UE 5.1 also adds support for constraints in Sequencer — the engine’s multi-track nonlinear animation editor — including Position, Rotation and Look-at. Users can leverage these to quickly and easily create and animate relationships between any Control Rig or Actors, for example, making a camera always follow a character; keeping a character’s hands on a steering wheel; animating a clown juggling balls; or constraining a cowboy’s hips so that he sits naturally in the saddle as the horse moves, while his hands hold the reins.
Sequencer also sees additional functionality exposed through Blueprint and Python scripting, and a refactored UI/UX for increased stability and extensibility, and to improve animation authoring and editing workflows.
In-Camera Visual Effects
Unreal Engine has now been used on over 425 film and TV productions, and is integrated into over 300 virtual production stages worldwide. With improvements in Unreal Engine 5.1 specifically tailored to virtual production workflows, technicians and artists now have multiple benefits, including a dedicated In-Camera VFX Editor, improved Light Card system, improved Remote Control APIs, expanded color correction tools, initial Lumen support for nDisplay and more.
First, LED stage operators can now take advantage of a new dedicated In-Camera VFX Editor that supports a range of virtual production workflows. This largely eliminates the need for stage operators to hunt through the Outliner for specific objects and controls. UE 5.1 also adds UI, UX and performance improvements for the Remote Control APIs, enabling users to construct powerful custom browser-based remote controls more quickly and easily.
The ICVFX Editor also hosts an interface to an improved Light Card system that displays as a preview of the nDisplay wall. As well as making it intuitive and efficient to create, move, and edit light cards and save templates, the new light cards can retain their shape on the wall, eliminating distortion.
Also new in the ICVFX Editor are Color Correction Windows (CCWs) that enable color adjustments to be applied exclusively to anything behind them (similar to Power Windows in color grading applications), together with the ability to apply color corrections per Actor, which reduces the need for complex masking.
The new Media Plate Actor enables OpenEXR support, enabling users to simply drag and drop footage from the Content Browser.
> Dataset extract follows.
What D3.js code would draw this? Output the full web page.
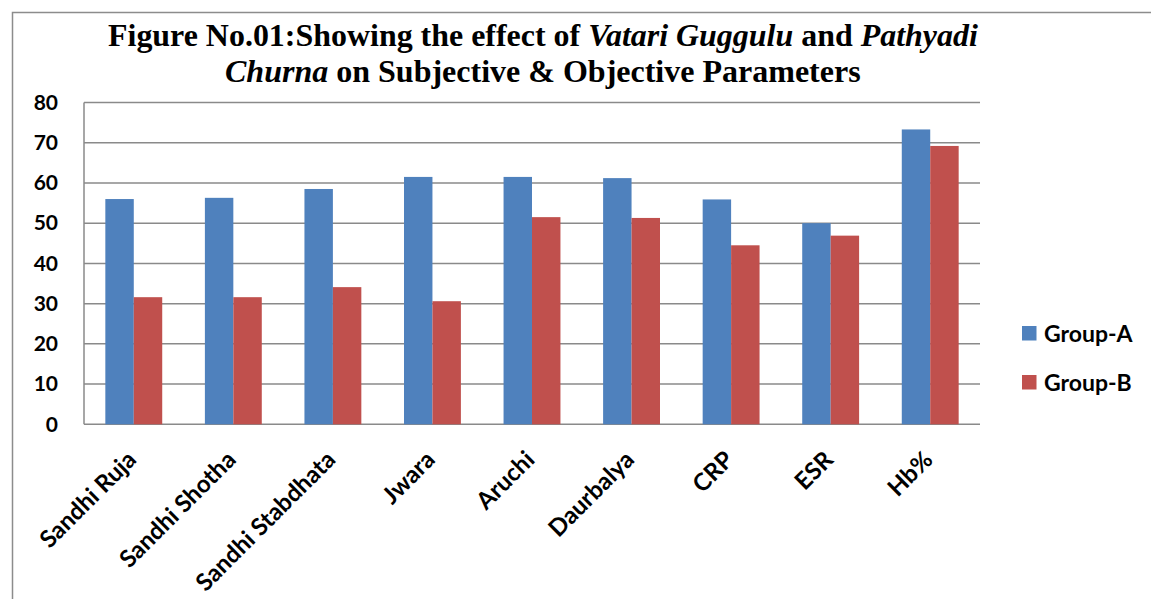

In addition, users can now play back mipmapped and tiled uncompressed EXRs both in engine and with nDisplay with the appropriate SSD RAID, and now have the ability to convert EXRs to the correct format for optimum playback.
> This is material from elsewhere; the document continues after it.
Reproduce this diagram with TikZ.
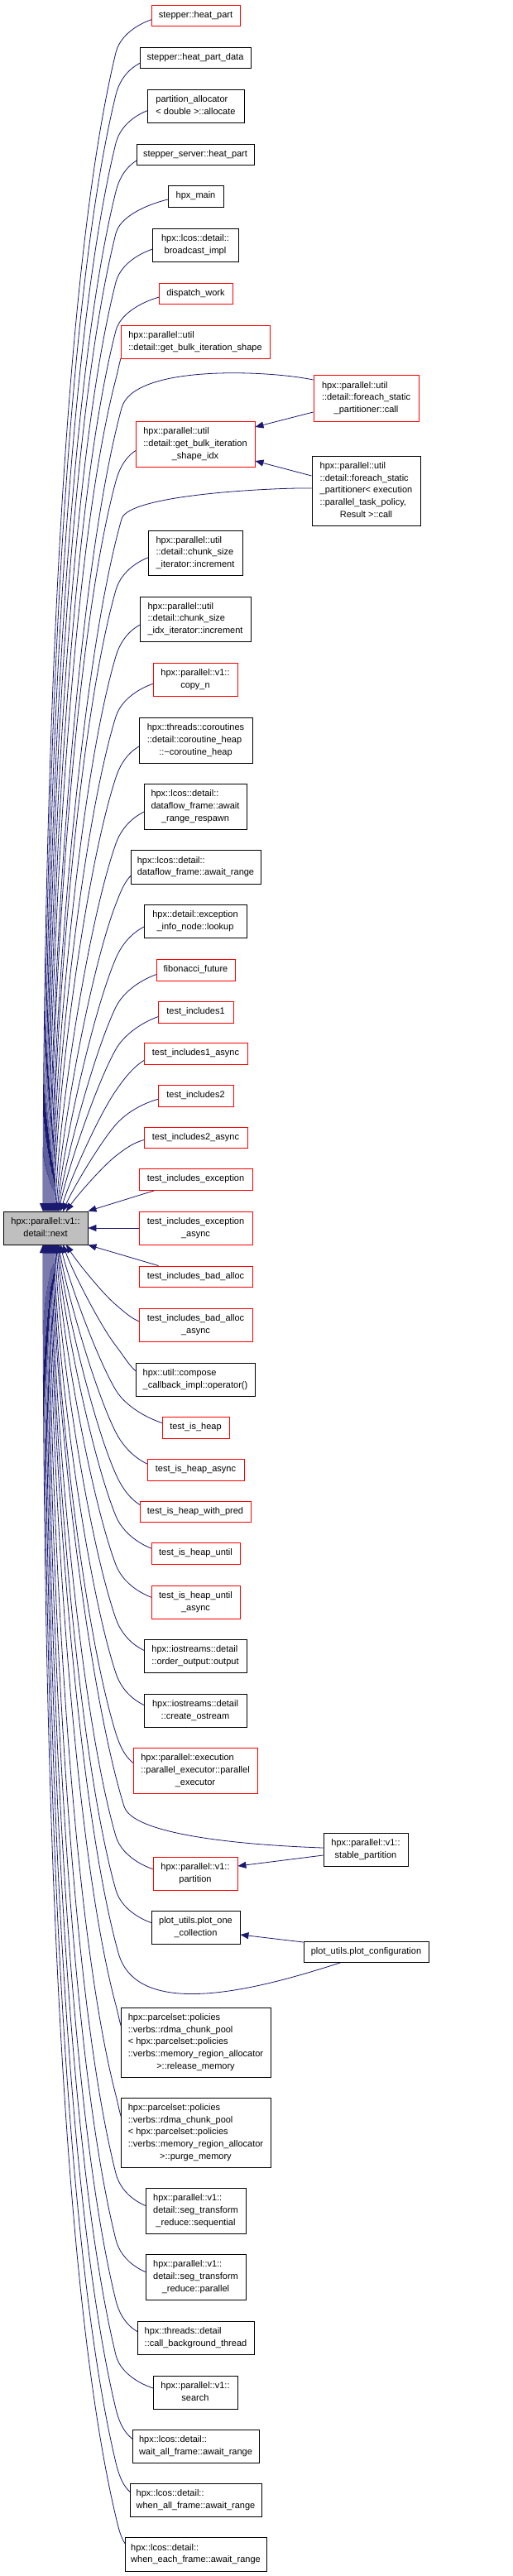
\documentclass[tikz,border=0pt]{standalone}
\usepackage{fontspec}
\setmainfont{Liberation Sans}
\usetikzlibrary{arrows.meta,calc}
\definecolor{edgec}{HTML}{191970}
\definecolor{redc}{HTML}{FF0000}
\definecolor{mainfill}{HTML}{BFBFBF}
\pgfdeclarelayer{bg}
\pgfsetlayers{bg,main}
\newcommand\mlt[2]{\begin{tabular}{@{}l@{}}#1\\\multicolumn{1}{@{}c@{}}{#2}\end{tabular}}
\newcommand\mct[1]{\begin{tabular}{@{}c@{}}#1\end{tabular}}
\newcommand\mknode[7]{\node[#2, minimum width=#5pt, minimum height=#6pt] (#1) at (#3,-#4) {#7};}
% #1 kx, #2 ky, #3 xe, #4 ye (px, down positive), #5 sign (1 above, -1 below), #6 first control length
\newcommand\EGset[6]{%
  \pgfmathsetmacro\EGch{atan2(#2-#4,#3-#1)}%
  \ifnum#5=1
    \pgfmathsetmacro\EGoa{\EGch-10}%
    \pgfmathsetmacro\EGib{min(90,\EGch+188)}%
  \else
    \pgfmathsetmacro\EGoa{\EGch+10}%
    \pgfmathsetmacro\EGib{max(270,\EGch+172)}%
  \fi
  \pgfmathsetmacro\EGia{\EGoa+180}%
  \pgfmathsetmacro\EGd{100*veclen((#3-#1)/100,(#2-#4)/100)}%
  \pgfmathsetmacro\EGl{0.235*\EGd}%
  \pgfmathsetmacro\EGax{#1+\EGl*cos(\EGoa)}%
  \pgfmathsetmacro\EGay{-#2+\EGl*sin(\EGoa)}%
  \pgfmathsetmacro\EGbx{#3+\EGl*cos(\EGib)}%
  \pgfmathsetmacro\EGby{-#4+\EGl*sin(\EGib)}%
  \pgfmathsetmacro\EGcx{#1+#6*cos(\EGia)}%
  \pgfmathsetmacro\EGcy{-#2+#6*sin(\EGia)}%
}
\newcommand\eup[3]{%
  \pgfmathsetmacro\EGky{#2+min(45,0.25*(1464-#2))}%
  \EGset{140}{\EGky}{#3}{1464}{1}{28}%
  \draw[edge] ([xshift=30pt]#1.west) .. controls +(-30,0) and (\EGcx,\EGcy) .. (140,-\EGky) .. controls (\EGax,\EGay) and (\EGbx,\EGby) .. (#3,-1464);%
}
\newcommand\edn[3]{%
  \pgfmathsetmacro\EGky{#2-min(45,0.25*(#2-1504))}%
  \EGset{140}{\EGky}{#3}{1504}{-1}{28}%
  \draw[edge] ([xshift=30pt]#1.west) .. controls +(-30,0) and (\EGcx,\EGcy) .. (140,-\EGky) .. controls (\EGax,\EGay) and (\EGbx,\EGby) .. (#3,-1504);%
}
\tikzset{
  box/.style={draw, line width=0.9pt, fill=white, inner sep=0pt, font=\fontsize{11}{14.7}\selectfont},
  bb/.style={box, draw=black},
  br/.style={box, draw=redc},
  bm/.style={box, draw=black, fill=mainfill},
  edge/.style={draw=edgec, line width=0.8pt, -{Triangle[length=10pt,width=8pt]}}
}
\begin{document}
\begin{tikzpicture}[x=1pt,y=1pt]
\useasboundingbox (0,0) rectangle (619,-3113);
\mknode{n1}{br}{236.5}{18.5}{107}{25}{stepper::heat\_part}
\mknode{n2}{bb}{236}{69.5}{134}{25}{stepper::heat\_part\_data}
\mknode{n3}{bb}{236.5}{128}{117}{40}{\mlt{partition\_allocator}{< double >::allocate}}
\mknode{n4}{bb}{236}{186.5}{142}{25}{stepper\_server::heat\_part}
\mknode{n5}{bb}{236.5}{237}{67}{26}{hpx\_main}
\mknode{n6}{bb}{236}{296}{104}{40}{\mct{hpx::lcos::detail::\\broadcast\_impl}}
\mknode{n7}{br}{236.5}{354.5}{89}{25}{dispatch\_work}
\mknode{n8}{br}{236}{413}{180}{40}{\mlt{hpx::parallel::util}{::detail::get\_bulk\_iteration\_shape}}
\mknode{f1}{br}{442.5}{481}{127}{56}{\mlt{hpx::parallel::util\\::detail::foreach\_static}{\_partitioner::call}}
\mknode{n10}{br}{236}{536.5}{144}{55}{\mlt{hpx::parallel::util\\::detail::get\_bulk\_iteration}{\_shape\_idx}}
\mknode{f2}{bb}{442.5}{593}{131}{84}{\mlt{hpx::parallel::util\\::detail::foreach\_static\\\_partitioner< execution\\::parallel\_task\_policy,}{Result >::call}}
\mknode{n12}{bb}{236}{668}{114}{54}{\mlt{hpx::parallel::util\\::detail::chunk\_size}{\_iterator::increment}}
\mknode{n13}{bb}{236}{748}{134}{54}{\mlt{hpx::parallel::util\\::detail::chunk\_size}{\_idx\_iterator::increment}}
\mknode{n14}{br}{236}{821}{102}{40}{\mct{hpx::parallel::v1::\\copy\_n}}
\mknode{n15}{bb}{236.5}{894.5}{137}{55}{\mlt{hpx::threads::coroutines\\::detail::coroutine\_heap}{::\textasciitilde coroutine\_heap}}
\mknode{n16}{bb}{236}{974.5}{124}{55}{\mlt{hpx::lcos::detail::\\dataflow\_frame::await}{\_range\_respawn}}
\mknode{n17}{bb}{236.5}{1047.5}{157}{41}{\mlt{hpx::lcos::detail::}{dataflow\_frame::await\_range}}
\mknode{n18}{bb}{236}{1113}{124}{40}{\mlt{hpx::detail::exception}{\_info\_node::lookup}}
\mknode{n19}{br}{236.5}{1172}{95}{26}{fibonacci\_future}
\mknode{n20}{br}{236.5}{1223}{91}{26}{test\_includes1}
\mknode{n21}{br}{236.5}{1273}{125}{26}{test\_includes1\_async}
\mknode{n22}{br}{236.5}{1324}{91}{26}{test\_includes2}
\mknode{n23}{br}{236.5}{1374.5}{125}{25}{test\_includes2\_async}
\mknode{n24}{br}{236.5}{1425}{137}{26}{test\_includes\_exception}
\mknode{n25}{br}{236.5}{1484}{137}{40}{\mlt{test\_includes\_exception}{\_async}}
\mknode{main}{bm}{55}{1484}{102}{40}{\mct{hpx::parallel::v1::\\detail::next}}
\mknode{n26}{br}{236.5}{1542.5}{137}{25}{test\_includes\_bad\_alloc}
\mknode{n27}{br}{236.5}{1601}{137}{40}{\mlt{test\_includes\_bad\_alloc}{\_async}}
\mknode{n28}{bb}{236}{1667}{144}{40}{\mlt{hpx::util::compose}{\_callback\_impl::operator()}}
\mknode{n29}{br}{236.5}{1725}{81}{26}{test\_is\_heap}
\mknode{n30}{br}{236.5}{1776}{117}{26}{test\_is\_heap\_async}
\mknode{n31}{br}{236}{1826.5}{134}{25}{test\_is\_heap\_with\_pred}
\mknode{n32}{br}{236.5}{1877}{107}{26}{test\_is\_heap\_until}
\mknode{n33}{br}{236.5}{1936}{107}{40}{\mlt{test\_is\_heap\_until}{\_async}}
\mknode{n34}{bb}{236}{2001}{124}{40}{\mlt{hpx::iostreams::detail}{::order\_output::output}}
\mknode{n35}{bb}{236}{2067}{124}{40}{\mlt{hpx::iostreams::detail}{::create\_ostream}}
\mknode{n36}{br}{236}{2139.5}{150}{55}{\mlt{hpx::parallel::execution\\::parallel\_executor::parallel}{\_executor}}
\mknode{sp}{bb}{442}{2235}{102}{40}{\mct{hpx::parallel::v1::\\stable\_partition}}
\mknode{n38}{br}{236}{2264}{102}{40}{\mct{hpx::parallel::v1::\\partition}}
\mknode{n39}{bb}{236.5}{2329}{107}{40}{\mlt{plot\_utils.plot\_one}{\_collection}}
\mknode{pc}{bb}{442.5}{2358.5}{151}{25}{plot\_utils.plot\_configuration}
\mknode{n41}{bb}{236.5}{2468}{181}{84}{\mlt{hpx::parcelset::policies\\::verbs::rdma\_chunk\_pool\\< hpx::parcelset::policies\\::verbs::memory\_region\_allocator}{>::release\_memory}}
\mknode{n42}{bb}{236.5}{2577}{181}{84}{\mlt{hpx::parcelset::policies\\::verbs::rdma\_chunk\_pool\\< hpx::parcelset::policies\\::verbs::memory\_region\_allocator}{>::purge\_memory}}
\mknode{n43}{bb}{236.5}{2671.5}{121}{55}{\mlt{hpx::parallel::v1::\\detail::seg\_transform}{\_reduce::sequential}}
\mknode{n44}{bb}{236.5}{2751.5}{121}{55}{\mlt{hpx::parallel::v1::\\detail::seg\_transform}{\_reduce::parallel}}
\mknode{n45}{bb}{236.5}{2825}{141}{40}{\mlt{hpx::threads::detail}{::call\_background\_thread}}
\mknode{n46}{bb}{236}{2891}{102}{40}{\mct{hpx::parallel::v1::\\search}}
\mknode{n47}{bb}{236.5}{2956}{153}{40}{\mlt{hpx::lcos::detail::}{wait\_all\_frame::await\_range}}
\mknode{n48}{bb}{236.5}{3021}{159}{40}{\mlt{hpx::lcos::detail::}{when\_all\_frame::await\_range}}
\mknode{n49}{bb}{236.5}{3086.5}{171}{41}{\mlt{hpx::lcos::detail::}{when\_each\_frame::await\_range}}
\begin{pgfonlayer}{bg}
\eup{n1}{18.5}{52}
\eup{n2}{69.5}{53}
\eup{n3}{128}{54}
\eup{n4}{186.5}{55}
\eup{n5}{237}{56}
\eup{n6}{296}{57}
\eup{n7}{354.5}{58}
\eup{n8}{413}{59}
\EGset{147}{493}{60}{1464}{1}{55}
\draw[edge] ([yshift=22pt]f1.west) .. controls (325.2,-447.6) and (\EGcx,\EGcy) .. (147,-493) .. controls (\EGax,\EGay) and (\EGbx,\EGby) .. (60,-1464);
\eup{n10}{536.5}{61}
\EGset{147}{627}{62}{1464}{1}{32}
\draw[edge] ([yshift=3pt]f2.west) .. controls (345,-589) and (\EGcx,\EGcy) .. (147,-627) .. controls (\EGax,\EGay) and (\EGbx,\EGby) .. (62,-1464);
\eup{n12}{668}{63}
\eup{n13}{748}{64}
\eup{n14}{821}{65}
\eup{n15}{894.5}{66}
\eup{n16}{974.5}{67}
\eup{n17}{1047.5}{68}
\eup{n18}{1113}{69}
\eup{n19}{1172}{70}
\eup{n20}{1223}{71}
\eup{n21}{1273}{73}
\eup{n22}{1324}{76}
\eup{n23}{1374.5}{80}
\draw[edge] ([xshift=20pt]n24.south west) -- (main.north east);
\draw[edge] (n25.west) -- (main.east);
\draw[edge] ([xshift=24pt]n26.north west) -- (main.south east);
\edn{n27}{1601}{80}
\edn{n28}{1667}{76}
\edn{n29}{1725}{73}
\edn{n30}{1776}{71}
\edn{n31}{1826.5}{70}
\edn{n32}{1877}{69}
\edn{n33}{1936}{68}
\edn{n34}{2001}{67}
\edn{n35}{2067}{66}
\edn{n36}{2139.5}{65}
\EGset{150}{2183}{64}{1504}{-1}{43}
\draw[edge] ([yshift=2pt]sp.west) .. controls (348,-2231.5) and (\EGcx,\EGcy) .. (150,-2183) .. controls (\EGax,\EGay) and (\EGbx,\EGby) .. (64,-1504);
\edn{n38}{2264}{63}
\edn{n39}{2329}{62}
\EGset{143}{2360}{61}{1504}{-1}{90}
\draw[edge] ([xshift=46pt]pc.south west) .. controls (327.4,-2398.8) and (\EGcx,\EGcy) .. (143,-2360) .. controls (\EGax,\EGay) and (\EGbx,\EGby) .. (61,-1504);
\edn{n41}{2468}{60}
\edn{n42}{2577}{59}
\edn{n43}{2671.5}{58}
\edn{n44}{2751.5}{57}
\edn{n45}{2825}{56}
\edn{n46}{2891}{55}
\edn{n47}{2956}{54}
\edn{n48}{3021}{53}
\edn{n49}{3086.5}{52}
\draw[edge] ([yshift=-17pt]f1.west) -- ([yshift=20.5pt]n10.east);
\draw[edge] ([yshift=18pt]f2.west) -- ([yshift=-20.5pt]n10.east);
\draw[edge] ([yshift=-7pt]sp.west) -- ([yshift=9pt]n38.east);
\draw[edge] ([yshift=11.5pt]pc.west) -- ([yshift=-9pt]n39.east);
\end{pgfonlayer}
\end{tikzpicture}
\end{document}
Furthermore, Unreal Engine’s virtual camera system has been overhauled with a new underlying framework that utilizes Epic’s Pixel Streaming technology for improved responsiveness and reliability, and an updated UI with a modern camera-focused design that will be more familiar to camera operators. Users also now have the ability to connect hardware devices, and will be able to customize the UI in the future.
Lumen, UE’s fully dynamic global illumination and reflections system, now offers initial support for nDisplay in 5.1, provided the number of lights is modest (about five to seven lights total, depending on graphics card). With Lumen, indirect lighting adapts on the fly with changes to the sun’s angle, lights or position bounce cards, for example. Previously, these changes would have required a baking step that could pause production, interrupting the creative flow.
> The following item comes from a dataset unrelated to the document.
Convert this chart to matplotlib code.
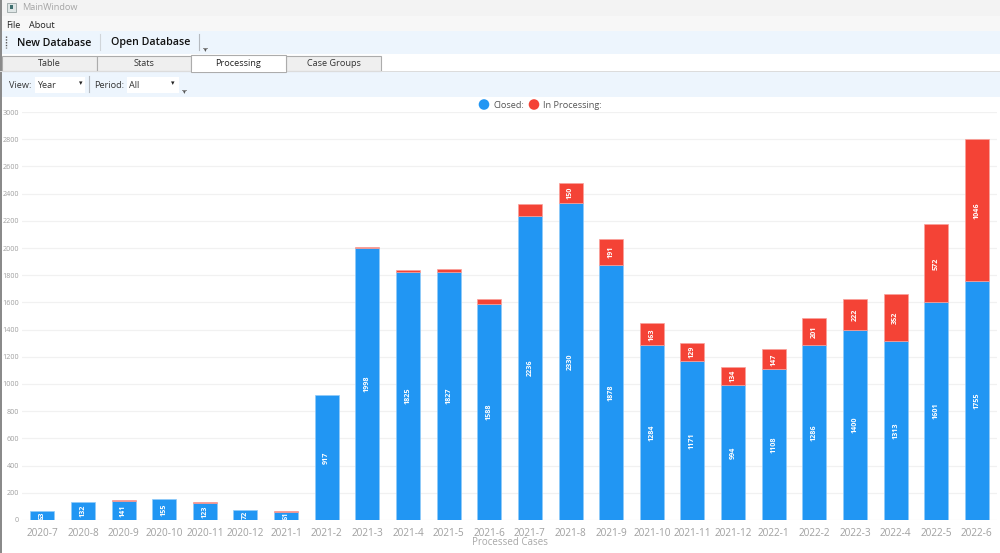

UE 5.1 also adds improvements to GPU Lightmass, including support for Sky Atmosphere, stationary Sky Lights, light features such as IES profiles and Rect Light textures, and improved quality and performance across the board.
Games
As over half of all announced next-gen games are being created with Unreal Engine, developers can now take advantage of updates to the Lumen dynamic global illumination and reflections system, the Nanite virtualized micropolygon geometry system and Virtual Shadow Maps that lay the groundwork for games and experiences running at 60 frames per second on next-gen consoles and capable PCs. These improvements will enable fast-paced competition and detailed simulations without latency.
Additionally, Nanite has also added a Programmable Rasterizer to allow for material-driven animations and deformations via World Position Offset, as well as opacity masks. This exciting development paves the way for artists to use Nanite to program specific objects’ behavior, for example Nanite-based foliage with leaves blowing in the wind.
UE 5.1 also adds several features to improve efficiency for developers of games and other large-scale interactive projects, helping teams be more productive. For instance, Virtual Assets decouple the metadata from the object data, enabling developers to sync only what they need from source control systems such as Perforce — resulting in smaller workspaces and faster syncs for developers who don’t need access to the full object data. The new automated Pipeline State Object (PSO) caching for DX12 simplifies the process needed to prepare a game for shipping in DX12. And lastly, on-demand shader compilation compiles only the shaders needed to render what is seen on screen while working in the Unreal Editor, which can result in significant time savings and increased interactivity.
For developers building massive open worlds, this release also delivers additional functionality and improved workflows. World Partition now supports Large World Coordinates, enabling the creation of massive open worlds without loss of precision. Users can also enjoy accelerated source control workflows with World Partition, thanks to an improved user experience around managing, filtering, searching and viewing files and changelists. It’s also now easier to find content in the world from within your changelists, and vice versa. In addition, new HLOD (Hierarchical Level of Detail) support for water rendering and streaming enables users to create large water bodies in open worlds with better performance and a smaller memory footprint.